SwapIn - This group reports some of the numbers available through VMStatistics that measure the performance of VM.SwapIn.
calls (VMStatistics.swapInCalls) - total number of calls on SwapIn.
vRuns (VMStatistics.swapInVirtualRuns) - number of logical disk operations triggered by SwapIn.
pRuns (VMStatistics.swapInPhysicalRuns) - number of physical disk operations triggered by SwapIn.
pages (VMStatistics.swapInPages) - total number of pages SwapIn was asked to swap in.
alreadyIn (VMStatistics.swapInAlreadyIn) - number of pages SwapIn was asked to swap in, but were already in.
undef (VMStatistics.swapInNoRead) - number of pages SwapIn was asked to swap in, but avoided reading because their data state was "undefined".
read (VMStatistics.swapInReads) - number of pages actually read by SwapIn.

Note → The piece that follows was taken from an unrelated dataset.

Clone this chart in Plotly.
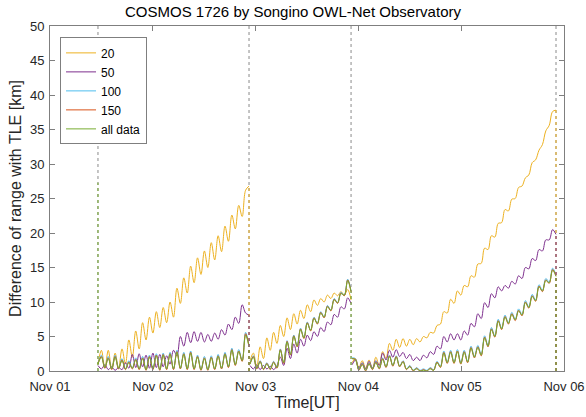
import plotly.graph_objects as go
import pandas as pd

# Segment time windows (UT)
seg_start = ["2016-11-01 11:12", "2016-11-02 22:42", "2016-11-03 22:31"]
seg_end = ["2016-11-02 22:28", "2016-11-03 22:17", "2016-11-05 22:08"]

day_ticks = ["2016-11-01", "2016-11-02", "2016-11-03", "2016-11-04", "2016-11-05", "2016-11-06"]

# ---- 20 ----
r20_s1 = [1.0, 3.0, 0.5, 3.0, 0.3, 2.6, 0.4, 3.2, 1.0, 4.5, 2.0, 5.8, 3.2, 7.0, 4.5, 7.8, 5.5, 8.6, 6.3, 9.2,
          7.0, 10.0, 7.8, 12.0, 9.8, 13.5, 11.3, 15.2, 12.8, 16.4, 14.0, 17.4, 15.0, 18.6, 16.1, 19.6, 17.3,
          21.0, 18.8, 22.6, 20.6, 24.0, 22.4, 26.2, 26.8]
r20_s2 = [1.5, 2.6, 0.5, 3.5, 1.8, 4.8, 3.0, 5.6, 4.0, 6.6, 5.0, 7.7, 6.0, 8.3, 6.8, 8.8, 7.6, 9.6, 8.6, 10.3,
          9.5, 10.5, 10.0, 11.0, 10.5, 11.3, 10.9, 11.5, 11.0, 11.8, 10.3]
r20_s3 = [1.2, 1.8, 0.5, 1.5, 0.4, 1.6, 0.3, 2.0, 0.8, 2.8, 1.8, 4.0, 3.0, 4.6, 3.4, 4.7, 3.6, 4.6, 3.8, 4.7,
          4.2, 5.0, 4.8, 5.6, 5.5, 6.6, 6.8, 8.6, 8.4, 10.4, 9.8, 11.6, 11.0, 12.4, 12.2, 13.8, 13.6, 15.5,
          15.6, 17.8, 17.6, 19.6, 19.4, 21.4, 21.5, 23.4, 23.2, 24.9, 25.0, 26.6, 26.8, 28.0, 28.4, 30.2,
          30.6, 32.0, 32.8, 34.8, 35.6, 37.6, 37.8]

# ---- 50 ----
r50_s1 = [0.8, 0.3, 0.9, 0.2, 0.6, 0.1, 0.5, 0.2, 1.2, 0.4, 2.4, 0.5, 2.5, 0.6, 2.3, 0.4, 2.6, 0.5, 2.4, 0.6,
          2.2, 1.0, 3.0, 2.2, 5.0, 3.6, 5.6, 4.1, 5.7, 4.3, 5.6, 4.2, 5.3, 4.3, 5.5, 4.6, 6.0, 5.2, 6.8, 6.0,
          7.8, 6.9, 9.6, 8.4, 8.1]
r50_s2 = [0.8, 0.3, 0.9, 0.2, 0.8, 0.3, 0.7, 0.2, 0.8, 2.0, 0.8, 3.3, 1.8, 3.9, 2.6, 4.6, 3.6, 5.2, 4.4, 5.7,
          5.0, 6.3, 5.7, 7.1, 6.7, 8.2, 7.8, 9.3, 9.0, 10.6, 9.8]
r50_s3 = [0.9, 1.6, 0.4, 1.2, 0.3, 1.4, 0.4, 1.5, 0.8, 2.6, 1.6, 3.0, 2.0, 3.1, 2.1, 2.7, 1.8, 2.4, 1.5, 2.0,
          1.5, 2.3, 1.9, 2.8, 2.4, 3.6, 3.2, 5.0, 4.2, 5.4, 4.5, 5.4, 4.5, 5.8, 5.2, 6.9, 6.4, 8.3, 7.6, 9.9,
          9.2, 11.2, 10.6, 12.2, 11.6, 12.4, 12.0, 13.0, 12.6, 13.8, 13.4, 15.0, 14.8, 16.3, 16.0, 17.6,
          17.4, 19.0, 19.0, 20.5, 19.8]

# ---- 100 ----
r100_s1 = [1.1, 2.3, 0.5, 2.1, 0.3, 2.3, 0.4, 1.8, 0.3, 1.5, 0.4, 1.9, 0.3, 2.1, 0.2, 2.3, 0.3, 2.5, 0.2, 2.6,
           0.3, 2.7, 0.3, 3.0, 0.4, 2.7, 0.3, 2.9, 0.3, 2.3, 0.2, 2.1, 0.2, 2.2, 0.3, 2.4, 0.4, 2.7, 0.6, 3.3,
           0.9, 3.1, 1.5, 5.6, 3.7]
r100_s2 = [1.1, 2.2, 0.4, 1.5, 0.3, 1.2, 0.3, 1.4, 0.5, 3.2, 1.2, 4.4, 2.4, 5.2, 3.6, 6.2, 4.8, 7.1, 5.9, 7.8,
           6.9, 8.6, 7.8, 9.5, 8.8, 10.5, 9.9, 11.4, 11.0, 13.3, 11.6]
r100_s3 = [1.9, 1.8, 0.2, 1.1, 0.1, 1.2, 0.3, 1.4, 0.4, 1.9, 0.6, 2.3, 0.8, 2.2, 0.7, 1.5, 0.3, 0.8, 0.1, 0.5,
           0.1, 0.3, 0.1, 0.5, 0.2, 1.4, 0.7, 2.9, 1.3, 3.0, 1.3, 3.1, 1.2, 3.0, 1.4, 3.6, 2.1, 3.7, 2.4, 5.1,
           3.7, 6.3, 5.1, 7.5, 6.2, 8.1, 7.0, 8.5, 7.5, 9.0, 8.2, 10.2, 9.3, 11.1, 10.3, 12.5, 11.7, 13.4,
           12.9, 14.9, 13.9]

# ---- 150 ----
r150_s1 = [1.0, 2.1, 0.4, 1.9, 0.2, 2.1, 0.3, 1.6, 0.2, 1.3, 0.3, 1.7, 0.2, 1.9, 0.1, 2.1, 0.2, 2.3, 0.1, 2.4,
           0.2, 2.5, 0.2, 2.8, 0.3, 2.5, 0.2, 2.7, 0.2, 2.1, 0.1, 1.9, 0.1, 2.0, 0.2, 2.2, 0.3, 2.5, 0.5, 3.1,
           0.8, 2.9, 1.4, 5.4, 3.6]
r150_s2 = [1.0, 2.1, 0.3, 1.4, 0.2, 1.1, 0.2, 1.3, 0.4, 3.1, 1.1, 4.3, 2.3, 5.1, 3.5, 6.1, 4.7, 7.0, 5.8, 7.7,
           6.8, 8.5, 7.7, 9.4, 8.7, 10.4, 9.8, 11.3, 10.9, 13.2, 11.5]
r150_s3 = [1.8, 1.7, 0.1, 1.0, 0.0, 1.1, 0.2, 1.3, 0.3, 1.8, 0.5, 2.2, 0.7, 2.1, 0.6, 1.4, 0.2, 0.7, 0.0, 0.4,
           0.0, 0.2, 0.0, 0.4, 0.1, 1.3, 0.5, 2.7, 1.1, 2.8, 1.1, 2.9, 1.0, 2.8, 1.2, 3.4, 1.9, 3.5, 2.2, 4.9,
           3.5, 6.1, 4.9, 7.3, 6.0, 7.9, 6.8, 8.3, 7.3, 8.8, 8.0, 10.0, 9.1, 10.9, 10.1, 12.3, 11.5, 13.2,
           12.7, 14.7, 13.8]

# ---- all data ----
rall_s1 = [1.0, 2.0, 0.5, 1.8, 0.3, 2.0, 0.4, 1.5, 0.3, 1.2, 0.4, 1.6, 0.3, 1.8, 0.2, 2.0, 0.3, 2.2, 0.2, 2.3,
           0.3, 2.4, 0.3, 2.7, 0.4, 2.4, 0.3, 2.6, 0.3, 2.0, 0.2, 1.8, 0.2, 1.9, 0.3, 2.1, 0.4, 2.4, 0.6, 3.0,
           0.9, 2.8, 1.5, 5.2, 3.5]
rall_s2 = [1.0, 2.0, 0.4, 1.3, 0.3, 1.0, 0.3, 1.2, 0.5, 3.0, 1.2, 4.2, 2.4, 5.0, 3.6, 6.0, 4.8, 6.9, 5.9, 7.6,
           6.9, 8.4, 7.8, 9.3, 8.8, 10.3, 9.9, 11.2, 11.0, 13.1, 11.5]
rall_s3 = [1.8, 1.6, 0.2, 0.9, 0.1, 1.0, 0.3, 1.2, 0.4, 1.7, 0.6, 2.1, 0.8, 2.0, 0.7, 1.3, 0.3, 0.6, 0.1, 0.3,
           0.0, 0.1, 0.0, 0.3, 0.1, 1.2, 0.6, 2.6, 1.2, 2.7, 1.2, 2.8, 1.1, 2.7, 1.3, 3.3, 2.0, 3.4, 2.3, 4.8,
           3.6, 6.0, 5.0, 7.2, 6.1, 7.8, 6.9, 8.2, 7.4, 8.7, 8.1, 9.9, 9.2, 10.8, 10.2, 12.2, 11.6, 13.1,
           12.8, 14.6, 13.7]
rall_start_spike = 27.3

names = ["20", "50", "100", "150", "all data"]
colors = ["#EDB120", "#7E2F8E", "#4DBEEE", "#D95319", "#77AC30"]
series = [
    [r20_s1, r20_s2, r20_s3],
    [r50_s1, r50_s2, r50_s3],
    [r100_s1, r100_s2, r100_s3],
    [r150_s1, r150_s2, r150_s3],
    [rall_s1, rall_s2, rall_s3],
]


def build(segs):
    xs, ys = [], []
    for k, vals in enumerate(segs):
        t = pd.date_range(seg_start[k], seg_end[k], periods=len(vals))
        xs += list(t)
        ys += list(vals)
        xs.append(None)
        ys.append(None)
    return xs, ys


fig = go.Figure()

# dotted boundary lines (full height)
for t in [seg_start[0], seg_end[0], seg_end[1], seg_end[2]]:
    fig.add_shape(type="line", xref="x", yref="paper", x0=t, x1=t, y0=0, y1=1,
                  line=dict(color="#8a8a8a", width=1, dash="dot"), layer="below")

for name, col, segs in zip(names, colors, series):
    xs, ys = build(segs)
    fig.add_trace(go.Scatter(x=xs, y=ys, mode="lines", name=name,
                             line=dict(color=col, width=1.0, shape="spline", smoothing=1.0),
                             connectgaps=False))

# dotted verticals at segment ends (drop to zero)
for name, col, segs in zip(names, colors, series):
    for k, vals in enumerate(segs):
        if k == 1 and name != "all data":
            continue
        t = seg_end[k]
        fig.add_trace(go.Scatter(x=[t, t], y=[0, vals[-1]], mode="lines", showlegend=False,
                                 line=dict(color=col, width=1.0, dash="dot"), hoverinfo="skip"))

# start spike of "all data"
fig.add_trace(go.Scatter(x=[seg_start[0], seg_start[0]], y=[0, rall_start_spike], mode="lines",
                         showlegend=False, line=dict(color=colors[4], width=1.0, dash="dot"),
                         hoverinfo="skip"))

axis_common = dict(showline=True, linecolor="#7f7f7f", linewidth=1, mirror="ticks",
                   ticks="inside", ticklen=5, tickcolor="#7f7f7f", showgrid=False, zeroline=False,
                   automargin=False, tickfont=dict(size=13, color="#262626"))

fig.update_layout(
    width=586, height=417,
    margin=dict(l=50, r=22, t=26, b=46),
    paper_bgcolor="white", plot_bgcolor="white",
    font=dict(family="Liberation Sans, Arial, Helvetica, sans-serif", size=13, color="#262626"),
    title=dict(text="COSMOS 1726 by Songino OWL-Net Observatory", x=0.5, xanchor="center",
               y=0.973, yref="container", yanchor="middle", font=dict(size=15, color="#000000")),
    showlegend=True,
    legend=dict(x=0.0195, y=0.967, xanchor="left", yanchor="top", bgcolor="white",
                bordercolor="#7f7f7f", borderwidth=1, font=dict(size=12, color="#000000"),
                tracegroupgap=0, itemwidth=30),
)

fig.update_xaxes(type="date", range=[day_ticks[0], day_ticks[-1]], tickvals=day_ticks,
                 tickformat="%b %d", ticklabelstandoff=3,
                 title=dict(text="Time[UT]", font=dict(size=16), standoff=4),
                 **axis_common)
fig.update_yaxes(range=[0, 50], dtick=5, tick0=0, ticklabelstandoff=2,
                 title=dict(text="Difference of range with TLE [km]", font=dict(size=16), standoff=4),
                 **axis_common)

fig.write_html("out.html")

dirtyVictims (VMStatistics.swapInDirtyVictims) - number of dirty victims SwapIn was forced to remove synchronously because the laundry process wasn't keeping up.
cleanFailed (VMStatistics.swapInFailedToCleanVictims) - number of dirty victims SwapIn tried to swap out but was unable to do so.
FileStatistics - This group reports some of the numbers available through FileStats that measure the performance of the file system. Each line gives the name of a basic operation, followed by the number of calls on that operation, followed by the total number of pages involved in all calls to that operation, followed by the total number of milliseconds that operation was busy.
Open - measures calls to open a file. The number of pages is the number of pages in the files opened.
Create - measures calls to create a file. The number of pages is the initial number of pages in the files created.
Delete - measures calls to delete a file.
Extend - measures calls to make a file larger.
Contract - measures calls to make a file smaller.
Read - measures calls to read pages from a file.
Write - measures calls to write pages to a file.